Netherlands, Sunday, 11 May 2025.
LegoGPT harnesses AI to translate text prompts into buildable LEGO designs, ensuring stability through physics checks. This groundbreaking tool merges technological innovation with manual creativity.
Revolutionary Development at Carnegie Mellon
Led by PhD students Ava P., Kangle Deng, and Ruixuan Liu at Carnegie Mellon University, LegoGPT represents a significant breakthrough in AI-assisted design [1]. The system utilizes an impressive dataset of 47,000 LEGO structures encompassing more than 28,000 unique 3D objects [2][3], transforming simple text descriptions into physically stable LEGO constructions that can be built in real life.
Technical Innovation and Stability
The system operates through a sophisticated three-part process that ensures structural integrity [2]. Based on Meta’s LLaMA-2.2-1B-instruct platform, LegoGPT employs an autoregressive model to predict optimal brick placement while incorporating physics-aware validation checks [4]. Each design undergoes rigorous stability testing, with the system automatically reverting to the last stable configuration if structural issues are detected [3].
Practical Applications and Testing
The innovation’s real-world viability has been thoroughly demonstrated through both robotic and human construction tests [2]. A dual-robot arm system with force sensors successfully assembled the AI-generated designs, while human builders verified the practical buildability of the structures.
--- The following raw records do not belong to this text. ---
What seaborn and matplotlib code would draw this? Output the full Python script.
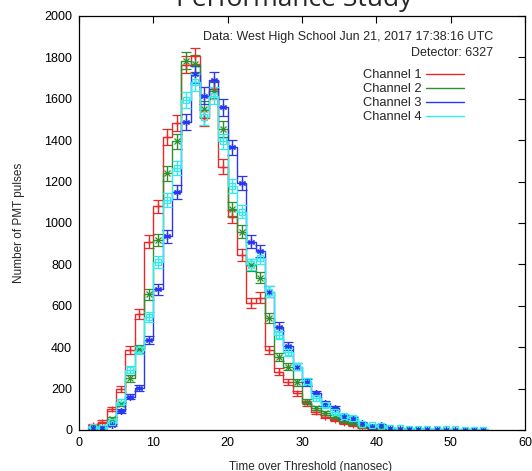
import numpy as np
import pandas as pd
import matplotlib
matplotlib.use("Agg")
import matplotlib.pyplot as plt
from matplotlib.lines import Line2D
import seaborn as sns

# Time-over-threshold bin centres (ns), bins are 1.25 ns wide (DAQ resolution)
tot_ns = [1.875, 3.125, 4.375, 5.625, 6.875, 8.125, 9.375, 10.625, 11.875, 13.125,
          14.375, 15.625, 16.875, 18.125, 19.375, 20.625, 21.875, 23.125, 24.375, 25.625,
          26.875, 28.125, 29.375, 30.625, 31.875, 33.125, 34.375, 35.625, 36.875, 38.125,
          39.375, 40.625, 41.875, 43.125, 44.375, 45.625, 46.875, 48.125, 49.375, 50.625,
          51.875, 53.125, 54.375]
bin_width = 1.25

channel_names = ["Channel 1", "Channel 2", "Channel 3", "Channel 4"]

ch1_counts = [25, 40, 100, 200, 385, 560, 910, 1080, 1415, 1485,
              1765, 1805, 1505, 1645, 1272, 1030, 845, 612, 640, 386,
              282, 233, 177, 129, 88, 64, 48, 35, 25, 14,
              10, 6, 4, 3, 2, 2, 1, 1, 1, 0, 1, 0, 1]
ch2_counts = [12, 15, 55, 125, 250, 390, 655, 918, 1240, 1395,
              1785, 1770, 1550, 1640, 1455, 1068, 958, 797, 735, 540,
              354, 306, 230, 137, 105, 81, 64, 45, 35, 20,
              14, 9, 6, 4, 3, 2, 2, 1, 1, 1, 0, 1, 0]
ch3_counts = [10, 8, 25, 90, 161, 201, 435, 680, 936, 1151,
              1486, 1718, 1615, 1690, 1558, 1365, 1192, 910, 865, 668,
              499, 406, 306, 230, 177, 129, 105, 63, 55, 34,
              15, 24, 8, 6, 5, 4, 3, 3, 2, 2, 2, 2, 1]
ch4_counts = [15, 10, 40, 137, 290, 386, 547, 810, 1111, 1266,
              1594, 1680, 1510, 1615, 1395, 1180, 1055, 800, 830, 668,
              459, 378, 306, 235, 153, 121, 88, 70, 58, 30,
              25, 20, 12, 9, 7, 6, 5, 4, 3, 3, 2, 2, 2]

colors = ["#ee2828", "#2e8f2e", "#2a36f0", "#30ecec"]
markers = ["+", "x", (6, 2, 0), "s"]

sns.set_theme(style="white")
plt.rcParams['font.family'] = ['Liberation Sans', 'DejaVu Sans']

fig = plt.figure(figsize=(5.32, 4.71), dpi=100)
ax = fig.add_axes([79 / 532, 41 / 471, 446 / 532, 414 / 471])

x = np.array(tot_ns)
edges = list(np.append(x - bin_width / 2, x[-1] + bin_width / 2))

all_counts = [ch1_counts, ch2_counts, ch3_counts, ch4_counts]
for counts, col, mk in zip(all_counts, colors, markers):
    df = pd.DataFrame({"tot": tot_ns, "n": counts})
    sns.histplot(data=df, x="tot", weights="n", bins=edges, element="step",
                 fill=False, color=col, linewidth=1.0, ax=ax)
    n = np.array(counts, dtype=float)
    ax.errorbar(x, n, yerr=np.sqrt(n), marker=mk, linestyle="none", color=col,
                ms=5, mew=0.9, mfc="none", elinewidth=1.0, capsize=3.5,
                capthick=1.0)

ax.set_xlim(0, 60)
ax.set_ylim(0, 2000)
ax.set_xticks(range(0, 61, 10))
ax.set_yticks(range(0, 2001, 200))
ax.tick_params(direction="in", length=5, width=0.8, top=True, right=True,
               labelsize=9, pad=5, colors="black")
for sp in ax.spines.values():
    sp.set_color("black")
    sp.set_linewidth(0.9)

ax.set_ylabel("Number of PMT pulses", fontsize=8.5)
ax.yaxis.set_label_coords(-0.122, 0.5)
ax.set_xlabel("Time over Threshold (nanosec)", fontsize=8.5)
ax.xaxis.set_label_coords(0.52, -0.076)

ax.text(0.928, 0.950, "Data: West High School Jun 21, 2017 17:38:16 UTC",
        transform=ax.transAxes, ha="right", va="center", fontsize=9)
ax.text(0.928, 0.911, "Detector: 6327",
        transform=ax.transAxes, ha="right", va="center", fontsize=9)

handles = [Line2D([0], [0], color=c, lw=1.0) for c in colors]
ax.legend(handles, channel_names, loc="upper right", bbox_to_anchor=(0.863, 0.871),
          frameon=False, markerfirst=False, fontsize=9.3, handlelength=2.95,
          handletextpad=0.3, labelspacing=0.15, borderpad=0, borderaxespad=0)

fig.text(294 / 532, 1 - 6 / 471, "Performance Study", ha="center", va="baseline",
         fontsize=19, family=["Open Sans", "DejaVu Sans"])

fig.savefig("out.png", dpi=100)
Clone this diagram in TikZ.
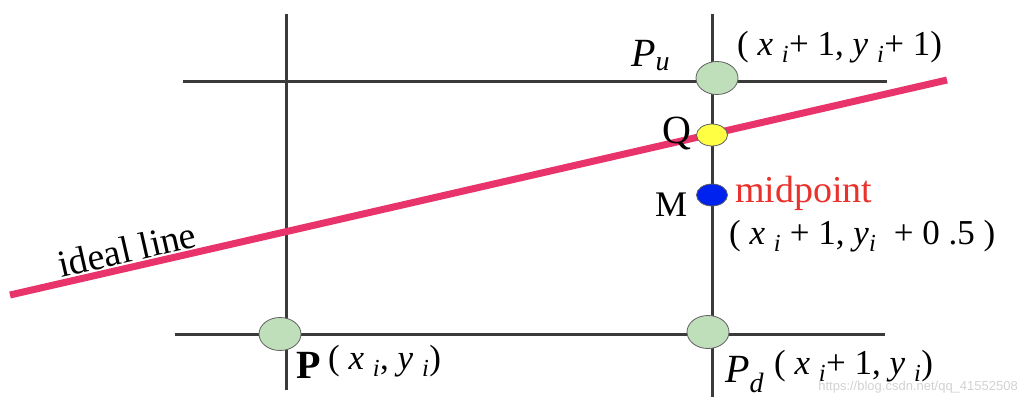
\documentclass[tikz,border=0pt]{standalone}
\usepackage{fontspec}
\setmainfont{Liberation Serif}
\newfontfamily\wmfont{Liberation Sans}
\usetikzlibrary{shapes.geometric}
\definecolor{gridc}{HTML}{3A3A3A}
\definecolor{idealc}{HTML}{E8336B}
\definecolor{ptgreen}{HTML}{BFDFBA}
\definecolor{ptyellow}{HTML}{FFFF44}
\definecolor{ptblue}{HTML}{0022EE}
\definecolor{midred}{HTML}{E8322B}
\tikzset{
  gridline/.style={draw=gridc, line width=3pt},
  ideal/.style={draw=idealc, line width=7pt},
  bigpt/.style={ellipse, draw=gridc!80, line width=0.8pt, fill=ptgreen, minimum width=42pt, minimum height=33pt, inner sep=0pt},
  smallpt/.style={ellipse, draw=gridc!80, line width=0.8pt, minimum width=31pt, minimum height=22pt, inner sep=0pt},
  lbl/.style={inner sep=0pt, font=\fontsize{35}{37}\selectfont},
  biglbl/.style={inner sep=0pt, font=\fontsize{40}{42}\selectfont},
  midlbl/.style={inner sep=0pt, font=\fontsize{38}{40}\selectfont},
}
\newcommand{\sbi}{\textsubscript{\textit{i}}}
\begin{document}
\begin{tikzpicture}[x=1pt, y=-1pt]
\useasboundingbox (0,0) rectangle (1024,400);
% grid
\coordinate (vlt) at (286,14);
\coordinate (vlb) at (286,390);
\coordinate (vrt) at (712,14);
\coordinate (vrb) at (712,397);
\coordinate (htl) at (183,81);
\coordinate (htr) at (887,81);
\coordinate (hbl) at (175,334);
\coordinate (hbr) at (885,334);
\draw[gridline] (vlt) -- (vlb);
\draw[gridline] (vrt) -- (vrb);
\draw[gridline] (htl) -- (htr);
\draw[gridline] (hbl) -- (hbr);
% ideal line
\coordinate (ils) at (10,295);
\coordinate (ile) at (947,80);
\draw[ideal] (ils) -- (ile);
% points
\node[bigpt] (Pu) at (717,78) {};
\node[smallpt, fill=ptyellow] (Q) at (712,135) {};
\node[smallpt, fill=ptblue] (M) at (712,195) {};
\node[bigpt] (P) at (280,334) {};
\node[bigpt] (Pd) at (708,332) {};
% labels
\node[biglbl, anchor=base west] (lPu) at (631,66) {\textit{P}\textsubscript{\textit{u}}};
\node[lbl, anchor=base west] (cPu) at (737,55) {( \textit{x} \sbi+ 1, \textit{y} \sbi+ 1)};
\node[biglbl, anchor=base west] (lQ) at (662,143) {Q};
\node[midlbl, anchor=base west] (lM) at (655,216) {\fontsize{36}{38}\selectfont M};
\node[midlbl, anchor=base west, text=midred] (lmid) at (735,202) {midpoint};
\node[lbl, anchor=base west] (cM) at (729,244) {( \textit{x} \sbi\ + 1, \textit{y}\sbi\ \ + 0 .5 )};
\node[midlbl, anchor=base, rotate=12.9] (lideal) at (130,262) {ideal line};
\node[biglbl, anchor=base west] (lP) at (296,378) {\textbf{P}};
\node[lbl, anchor=base west] (cP) at (328,369) {( \textit{x} \sbi, \textit{y} \sbi)};
\node[biglbl, anchor=base west] (lPd) at (725,382) {\textit{P}\textsubscript{\textit{d}}};
\node[lbl, anchor=base west] (cPd) at (774,374) {( \textit{x} \sbi+ 1, \textit{y} \sbi)};
\node[inner sep=0pt, anchor=base east, text=gray!35, font=\wmfont\fontsize{13}{14}\selectfont] (wm) at (1018,390) {https://blog.csdn.net/qq\_41552508};
\end{tikzpicture}
\end{document}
When compared to other 3D generation models like LLaMA-Mesh, LegoGPT demonstrated superior performance in producing stable structures [2].
Current Limitations and Future Development
While revolutionary, LegoGPT currently operates within specific constraints, including a 20x20x20 building space and support for only eight standard brick types [2][3]. The research team, under the guidance of CMU faculty members Changliu Liu and Deva Ramanan, has made the complete dataset, code, and models publicly available [1], with plans to expand the brick library and increase the range of possible constructions [2].